Raport wspomina o kryzysie, który wpłynął na systemy szkolnictwa wyższego w krajach członkowskich w różnoraki sposób: od radykalnego obcięcia środków, po wzmożone inwestycje w edukację. Polska - obok m.in. Niemiec i krajów skandynawskich - należy do grupy, która zwiększyła środki w dziedzinie edukacji o 5 proc.
KE nie odnosi się w raporcie do strajków studentów sprzed kilku miesięcy, które objęły m.in. Niemcy, Francję i Austrię. Studenci wskazują, że skrócenie czasu zasadniczych studiów do trzech lat obniża jakość nauki a system punktów ECTS wartościujących poszczególne przedmioty nie zawsze odzwierciedla ich przydatność. W odpowiedzi KE zapewnia, że postulaty studentów są dla niej ważne, i będzie zbierała informacje u źródeł.
Raport KE będzie dyskutowany na konferencji ministrów edukacji krajów europejskich 11-12 marca w Budapeszcie i Wiedniu.

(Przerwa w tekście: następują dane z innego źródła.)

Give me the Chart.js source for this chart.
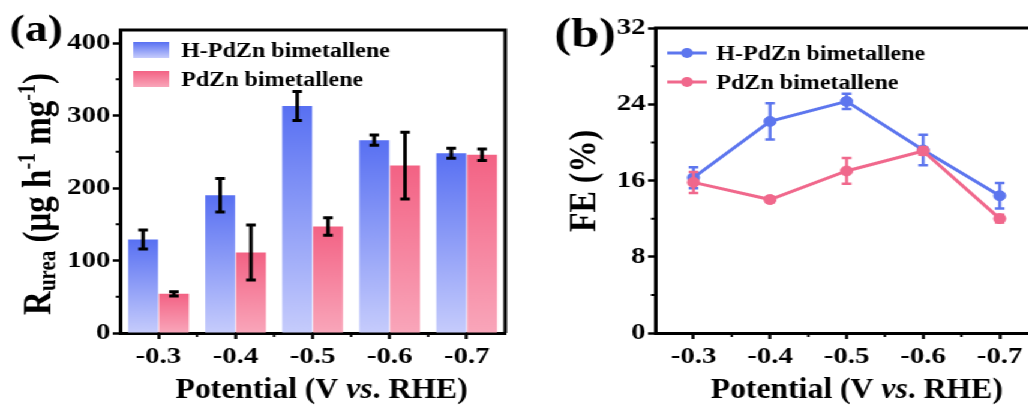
<!DOCTYPE html>
<html>
<head>
<meta charset="utf-8">
<script src="https://cdn.jsdelivr.net/npm/chart.js@4.4.0/dist/chart.umd.min.js"></script>
<style>
html, body { margin: 0; padding: 0; background: #fff; overflow: hidden; width: 1028px; height: 407px; }
/* the source figure is stretched horizontally, so the whole page is too */
#wrap { position: absolute; left: 0; top: 0; width: 900px; height: 407px; transform: scaleX(1.2); transform-origin: 0 0; }
#chartA { position: absolute; left: 0; top: 0; }
#chartB { position: absolute; left: 433px; top: 0; }
</style>
</head>
<body>
<div id="wrap">
  <canvas id="chartA" width="433" height="407"></canvas>
  <canvas id="chartB" width="450" height="407"></canvas>
</div>
<script>
// data
const categories = ['-0.3', '-0.4', '-0.5', '-0.6', '-0.7'];

const rateH = [129, 190, 313, 266, 248];
const rateHErr = [13, 23, 20, 7, 7];
const rateP = [54, 111, 147, 231, 246];
const ratePErr = [3, 38, 12, 46, 8];
const rateTicks = [0, 100, 200, 300, 400];
const rateMinor = [50, 150, 250, 350];

const feH = [16.3, 22.2, 24.3, 19.2, 14.4];
const feHErr = [1.1, 1.9, 0.8, 1.6, 1.35];
const feP = [15.8, 14.0, 17.0, 19.1, 12.0];
const fePErr = [1.1, 0.3, 1.35, 0.4, 0.4];
const feTicks = [0, 8, 16, 24, 32];
const feMinor = [4, 12, 20, 28];

const seriesNames = ['H-PdZn bimetallene', 'PdZn bimetallene'];

const FAMILY = '"Liberation Serif", "Times New Roman", serif';
const blueTop = 'rgb(88,112,242)', blueBottom = 'rgb(198,204,252)';
const redTop = 'rgb(243,98,132)', redBottom = 'rgb(249,166,186)';
const blueLine = 'rgb(93,118,238)', redLine = 'rgb(240,104,140)';

Chart.defaults.font.family = FAMILY;
Chart.defaults.font.weight = 'bold';
Chart.defaults.color = '#000';

function fontOf(size, italic) {
    return (italic ? 'italic ' : '') + 'bold ' + size + 'px ' + FAMILY;
}

// draws [text, size, dy, italic] pieces along one baseline
function drawRich(ctx, parts, x, y, center) {
    const widths = parts.map(p => { ctx.font = fontOf(p[1], p[3]); return ctx.measureText(p[0]).width; });
    let cx = center ? x - widths.reduce((a, b) => a + b, 0) / 2 : x;
    parts.forEach((p, i) => {
        ctx.font = fontOf(p[1], p[3]);
        ctx.fillText(p[0], cx, y + (p[2] || 0));
        cx += widths[i];
    });
}

// x axis title, a little condensed like the source
function drawXTitle(ctx, x, y) {
    ctx.save();
    ctx.translate(x, y);
    ctx.scale(0.88, 1);
    drawRich(ctx, [['Potential (V ', 30], ['vs', 30, 0, true], ['. RHE)', 30]], 0, 0, true);
    ctx.restore();
}

function barFill(top, bottom) {
    return c => {
        const chart = c.chart;
        if (!chart.chartArea || c.type !== 'data') return top;
        const y = chart.scales.y;
        const g = chart.ctx.createLinearGradient(0, y.getPixelForValue(c.parsed.y), 0, y.getPixelForValue(0));
        g.addColorStop(0, top);
        g.addColorStop(1, bottom);
        return g;
    };
}

// error bars, drawn right after each dataset
const errorBars = {
    id: 'errorBars',
    afterDatasetDraw(chart, args) {
        const ds = chart.data.datasets[args.index];
        if (!ds.err) return;
        const ctx = chart.ctx, y = chart.scales.y;
        ctx.save();
        ctx.strokeStyle = ds.errColor;
        ctx.lineWidth = ds.errWidth;
        ctx.beginPath();
        args.meta.data.forEach((el, i) => {
            const top = y.getPixelForValue(ds.data[i] + ds.err[i]);
            const bot = y.getPixelForValue(ds.data[i] - ds.err[i]);
            ctx.moveTo(el.x, top); ctx.lineTo(el.x, bot);
            ctx.moveTo(el.x - ds.errCap, top); ctx.lineTo(el.x + ds.errCap, top);
            ctx.moveTo(el.x - ds.errCap, bot); ctx.lineTo(el.x + ds.errCap, bot);
        });
        ctx.stroke();
        ctx.restore();
    }
};

// minor ticks and the top/right frame
const frame = {
    id: 'frame',
    afterDraw(chart, args, opts) {
        const ctx = chart.ctx, a = chart.chartArea, x = chart.scales.x, y = chart.scales.y;
        ctx.save();
        ctx.strokeStyle = '#000';
        ctx.lineWidth = 2;
        ctx.beginPath();
        (opts.minor || []).forEach(v => {
            const py = y.getPixelForValue(v);
            ctx.moveTo(a.left, py); ctx.lineTo(a.left - 3.5, py);
        });
        for (let i = 0; i < categories.length - 1; i++) {
            const px = (x.getPixelForValue(i) + x.getPixelForValue(i + 1)) / 2;
            ctx.moveTo(px, a.bottom); ctx.lineTo(px, a.bottom + 4);
        }
        ctx.stroke();
        ctx.lineWidth = 3;
        ctx.beginPath();
        ctx.moveTo(a.left - 1, a.top); ctx.lineTo(a.right, a.top); ctx.lineTo(a.right, a.bottom);
        ctx.stroke();
        ctx.restore();
    }
};

function axisScales(yTicks, yMax, yWidth) {
    const grid = { drawOnChartArea: false, drawTicks: true, tickLength: 6, tickWidth: 2.5, tickColor: '#000', offset: false };
    return {
        x: {
            offset: true,
            grid: grid,
            border: { display: true, color: '#000', width: 3 },
            ticks: { color: '#000', font: { size: 24, weight: 'bold' }, padding: 3, maxRotation: 0 },
            afterFit: s => { s.height = 407 - 333; }
        },
        y: {
            min: 0, max: yMax,
            grid: grid,
            border: { display: true, color: '#000', width: 3 },
            ticks: { color: '#000', font: { size: 24, weight: 'bold' }, padding: 2 },
            afterBuildTicks: s => { s.ticks = yTicks.map(v => ({ value: v })); },
            afterFit: s => { s.width = yWidth; }
        }
    };
}

// panel (a)
new Chart(document.getElementById('chartA'), {
    type: 'bar',
    data: {
        labels: categories,
        datasets: [
            { label: seriesNames[0], data: rateH, err: rateHErr, errColor: '#000', errWidth: 3, errCap: 4,
              backgroundColor: barFill(blueTop, blueBottom), categoryPercentage: 0.8, barPercentage: 0.97 },
            { label: seriesNames[1], data: rateP, err: ratePErr, errColor: '#000', errWidth: 3, errCap: 4,
              backgroundColor: barFill(redTop, redBottom), categoryPercentage: 0.8, barPercentage: 0.97 }
        ]
    },
    options: {
        responsive: false,
        animation: false,
        layout: { padding: { top: 30, right: 12, left: 0, bottom: 0 } },
        plugins: { legend: { display: false }, tooltip: { enabled: false }, frame: { minor: rateMinor } },
        scales: axisScales(rateTicks, 418, 100)
    },
    plugins: [errorBars, frame, {
        id: 'decoA',
        afterDraw(chart) {
            const ctx = chart.ctx;
            ctx.save();
            ctx.fillStyle = '#000';
            ctx.textBaseline = 'alphabetic';
            drawRich(ctx, [['(a)', 38]], 8, 41);
            drawXTitle(ctx, 268, 398);
            ctx.save();
            ctx.translate(42, 194);
            ctx.rotate(-Math.PI / 2);
            drawRich(ctx, [['R', 33], ['urea', 21, 4], [' (μg h', 33], ['-1', 20, -13], [' mg', 33], ['-1', 20, -13], [')', 33]], 0, 0, true);
            ctx.restore();
            // legend
            [[blueTop, blueBottom, 42], [redTop, redBottom, 71]].forEach((r, i) => {
                const g = ctx.createLinearGradient(0, r[2], 0, r[2] + 16);
                g.addColorStop(0, r[0]); g.addColorStop(1, r[1]);
                ctx.fillStyle = g;
                ctx.fillRect(111, r[2], 30, 16);
                ctx.fillStyle = '#000';
                drawRich(ctx, [[seriesNames[i], 20]], 151, r[2] + 15);
            });
            ctx.restore();
        }
    }]
});

// panel (b)
new Chart(document.getElementById('chartB'), {
    type: 'line',
    data: {
        labels: categories,
        datasets: [
            { label: seriesNames[0], data: feH, err: feHErr, errColor: blueLine, errWidth: 2.5, errCap: 4, order: 1,
              borderColor: blueLine, backgroundColor: blueLine, borderWidth: 3, pointRadius: 5, pointBorderWidth: 1 },
            { label: seriesNames[1], data: feP, err: fePErr, errColor: redLine, errWidth: 2.5, errCap: 4, order: 0,
              borderColor: redLine, backgroundColor: redLine, borderWidth: 3, pointRadius: 5, pointBorderWidth: 1 }
        ]
    },
    options: {
        responsive: false,
        animation: false,
        layout: { padding: { top: 28, right: 18, left: 0, bottom: 0 } },
        plugins: { legend: { display: false }, tooltip: { enabled: false }, frame: { minor: feMinor } },
        scales: axisScales(feTicks, 32, 113)
    },
    plugins: [errorBars, frame, {
        id: 'decoB',
        afterDraw(chart) {
            const ctx = chart.ctx;
            ctx.save();
            ctx.fillStyle = '#000';
            ctx.textBaseline = 'alphabetic';
            drawRich(ctx, [['(b)', 42]], 29, 47);
            drawXTitle(ctx, 281, 398);
            ctx.save();
            ctx.translate(63, 181);
            ctx.rotate(-Math.PI / 2);
            drawRich(ctx, [['FE (%)', 32]], 0, 0, true);
            ctx.restore();
            // legend
            [[blueLine, 53], [redLine, 82]].forEach((r, i) => {
                ctx.strokeStyle = r[0];
                ctx.fillStyle = r[0];
                ctx.lineWidth = 3;
                ctx.beginPath();
                ctx.moveTo(123, r[1]); ctx.lineTo(156, r[1]);
                ctx.stroke();
                ctx.beginPath();
                ctx.arc(139.5, r[1], 5, 0, Math.PI * 2);
                ctx.fill();
                ctx.fillStyle = '#000';
                drawRich(ctx, [[seriesNames[i], 20]], 164, r[1] + 7);
            });
            ctx.restore();
        }
    }]
});
</script>
</body>
</html>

Proces boloński, zainaugurowany w czerwcu 1999 roku, wprowadził szereg reform, których celem było unowocześnienie i ujednolicenie europejskich systemów szkolnictwa wyższego. Miały stać się one bardziej "kompatybilne, porównywalne, konkurencyjne i atrakcyjne dla studentów". Najważniejsze zmiany, które wprowadził proces, to trzystopniowy system studiów, kontrola jakości kształcenia i międzyuczelniane uznawanie kwalifikacji i okresu studiów.